Tomahawk, WI 09/03/2014 (Basicsmedia) – Apple Inc. (NASDAQ:AAPL) has vehemently opposed suggestions that the recent hacking of celebrities iCloud accounts originated from its network. TheStreet.com tech editor, Chris Ciaccia, in an interview on CNBC, argued that the recent attacks that targeted celebrities account will not be of any substantial effect on Apple going forward.
Apple Inc. (NASDAQ:AAPL) maintains that the recent attacks originated from hackers using celebrity’s usernames, passwords and security questions to gain access into the affected accounts. It is still unclear whether the hacking was perpetuated’ by a single person or a ring of hackers.
Apple Inc. (NASDAQ:AAPL) and FBI have already swung into action investigating where the attack originated, questions having been’ raised about the security levels of the cloud. Ciaccia advices on being extremely careful on passwords as the attack is also purported to have occurred as a result of the vulnerability of some of the usernames and passwords that were on the affected accounts
“[..] It is an unfortunate situation right before the event, but it is not going to be a black eye on Apple, we’ve seen this happen with other companies. It is unfortunate that it happened to celebrities that are very high-profile but ultimately I think Apple moves away from this unscathed,” said Mr. Ciaccia.

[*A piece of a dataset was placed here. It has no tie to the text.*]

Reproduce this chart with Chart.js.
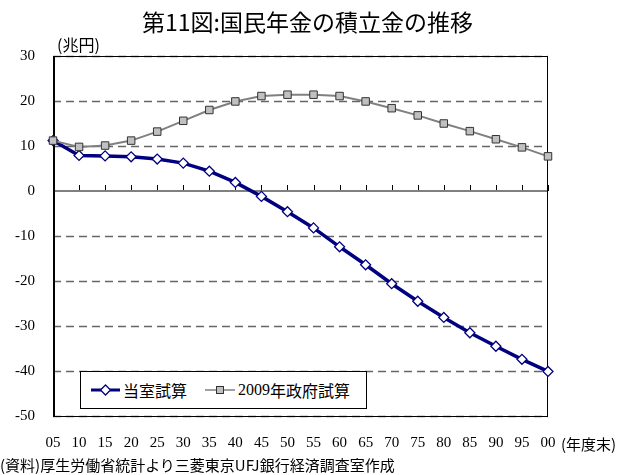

Apple has also denied suggestions that the attacks might have originated from ‘Find my iPhone’ service as earlier speculated; this comes in the wake of recent revelations that the service might be vulnerable to allowing malicious worms that go on to guess passwords without being prompted.
“Apple Inc. (NASDAQ:AAPL) says it investigated the posting of intimate photos of celebrities including Jenifer Lawrence and Kate Upton to online chat room 4Chan and found out that none of the cases “resulted from any breach in any of Apple’s system including iCloud or Find my iPhone,” said CNBC’s Julia Boorstin.
Most of the nude photos that were’ leaked online are reported to have been’ taken by iPhones, which automatically backs them online on the cloud. The fact that the photos back themselves automatically makes it quite impossible for users to realize that their photos are already online.